Special Settings for Regression Analysis (SAP Library

Special Settings for Regression Analysis

Linear Regression

With the function type Linear Regression, the system trains the scoring function using data with known target values. You need to set the value type of the target value as continuous. At least one of the other model fields must also be continuous. The system defines a separate linear function for each combination of values in discrete model fields that occur in the training data. If alongside the continuous fields the model also contains, for example, the discrete fields "Gender" and "Region", which take the values "m"/"f" or "North"/"Center"/"South" respectively in the training data, then a separate linear function is defined for each combination - (m, North), (m, Center), (m, South), (f, North), (f, Center), (f, South) - for which training data exists. To exclude combinations with a minimal amount of data records, you can use the model parameter Minimum Number of Records. If you set this parameter to 100, for example, and there are 200 training records with (m, North) and 50 with (m, Center), then a linear regression is only performed for (m, North) but not for (m, Center), since the later falls below the minimum number. All data records with (m, Center) thus fall outside of the trained function's definition area (for the domain). If you select the indicator Skip input outside of trained domain, then no score value is calculated for such data records. If you do not select this indicator, the default score value is assigned to these data records.

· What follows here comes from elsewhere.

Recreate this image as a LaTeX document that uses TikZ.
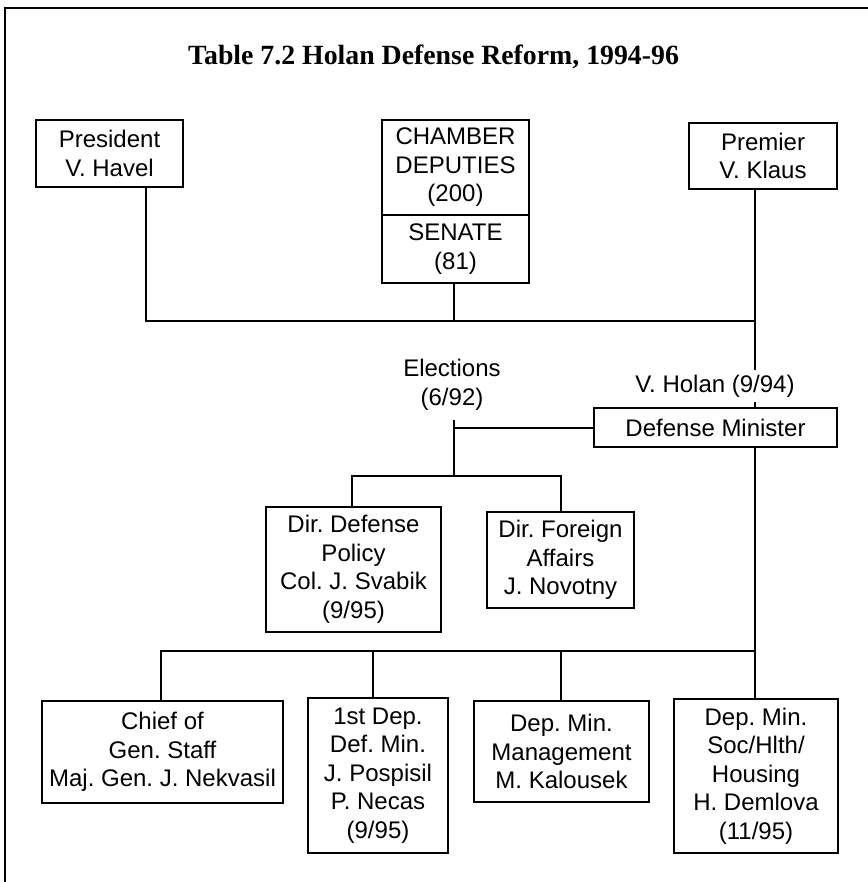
\documentclass[tikz,border=0pt]{standalone}
\usepackage{fontspec}
\setmainfont{Liberation Sans}
\newfontfamily\titlefont{Liberation Serif}
\frenchspacing
\begin{document}
\begin{tikzpicture}[x=1pt, y=-1pt, line width=2pt,
  txt/.style={font=\fontsize{24}{28.5}\selectfont, align=center, inner sep=0pt},
  box/.style={txt, draw, rectangle},
  link/.style={line width=2pt}]
\useasboundingbox (0,0) rectangle (867,882);

% frame
\draw (868,8) -- (5,8) -- (5,883);

% title
\node[anchor=base, font=\titlefont\bfseries\fontsize{27.8}{30}\selectfont] (title) at (433.5,65)
  {Table 7.2 Holan Defense Reform, 1994-96};

% top level
\node[box, minimum width=147pt, minimum height=67pt] (pres) at (109.5,153.5) {President\\V. Havel};
\node[box, minimum width=147pt, minimum height=95pt] (chamber) at (455.5,167.5) {CHAMBER\\DEPUTIES\\(200)};
\node[box, minimum width=147pt, minimum height=68pt] (senate) at (455.5,249) {SENATE\\(81)};
\node[box, minimum width=148pt, minimum height=66pt] (premier) at (763,156) {Premier\\V. Klaus};

% ministry
\node[box, minimum width=243pt, minimum height=39pt] (defmin) at (715.5,427.5) {Defense Minister};
\node[txt] (elect) at (452,385) {Elections\\(6/92)};

\node[box, minimum width=175pt, minimum height=125pt] (dirdef) at (353.5,569.5) {Dir. Defense\\Policy\\Col. J. Svabik\\(9/95)};
\node[box, minimum width=147pt, minimum height=96pt] (dirfor) at (560.5,560) {Dir. Foreign\\Affairs\\J. Novotny};

\node[box, minimum width=241pt, minimum height=102pt] (chief) at (162.5,752) {Chief of\\Gen. Staff\\Maj. Gen. J. Nekvasil};
\node[box, minimum width=140pt, minimum height=155pt] (first) at (378,775.5) {1st Dep.\\Def. Min.\\J. Pospisil\\P. Necas\\(9/95)};
\node[box, minimum width=175pt, minimum height=101pt] (mgmt) at (561.5,751.5) {Dep. Min.\\Management\\M. Kalousek};
\node[box, minimum width=164pt, minimum height=154pt] (soc) at (756,776) {Dep. Min.\\Soc/Hlth/\\Housing\\H. Demlova\\(11/95)};

% junctions
\coordinate (busA) at (755,321);
\coordinate (tick) at (454,420);
\coordinate (busB) at (454,476);
\coordinate (busC) at (755,651);

% connectors: heads of state and parliament
\draw[link] ([xshift=36.5pt]pres.south) |- (busA);
\draw[link] ([xshift=-2pt]senate.south) -- ([xshift=-2pt]senate.south |- busA);
\draw[link] ([xshift=-8pt]premier.south) -- ([xshift=39.5pt]defmin.north);

% minister to directors
\draw[link] (defmin.west) -- (defmin.west -| tick);
\draw[link] (tick) -- (busB);
\draw[link] ([xshift=-1.5pt]dirdef.north) |- (busB) -| (dirfor.north);

% minister to deputies
\draw[link] ([xshift=39.5pt]defmin.south) -- (busC);
\draw[link] (busC) -| ([xshift=-1.5pt]chief.north);
\draw[link] (busC) -| ([xshift=-5pt]first.north);
\draw[link] (busC) -| ([xshift=-0.5pt]mgmt.north);
\draw[link] (busC) -- ([xshift=-1pt]soc.north);

% label over the minister's line
\node[txt, fill=white, inner xsep=2pt, inner ysep=5pt, anchor=base] (holan) at (715,392) {V. Holan (9/94)};
\end{tikzpicture}
\end{document}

With the parameters of the model fields, you can specify for discrete fields whether all values, just special values, or just the most frequent values should be considered. For continuous fields, you can explicitly specify both limits of a value range or have them specified automatically by choosing the option Complete Data Range. With the automatic option, the limits are determined by rounding off the maximum and minimum values of the field in the training data. When the function is applied to other data, values occurring outside of this range are then treated as outliers.

Nonlinear Regression

With the function type Nonlinear Regression (using multilinear splines), the system defines a separate multilinear spline function for each combination of discrete model field values occurring in the training data.

As with linear regression, you need to specify the value type of the target value and of at least one other model field as continuous. To prevent the function from overadjusting areas of the training data with a low density of data, you can use the model parameter Smoothing Factor. The greater the smoothing factor, the more the function will smooth out areas with a low density of data.

As with linear regression, you can specify for discrete model fields whether the system should consider all values, just special values, or just the most frequent values. You have to split the value ranges of continuous model fields into intervals. As with linear regression, you can have both of the outer interval limits determined automatically or you can enter them explicitly. You can then specify the desired number of intervals of equal size within those outer limits. Alternatively, you can set these intervals within the outer limits explicitly.

The greater the number of intervals, the greater the extent to which the function can adjust itself to accommodate nonlinear data. At the same time, more intervals mean an increase in processing effort. The number of model fields increases the complexity of the calculation to a greater degree than with linear regression. For this reason, narrower limits are set when nonlinear regression is used.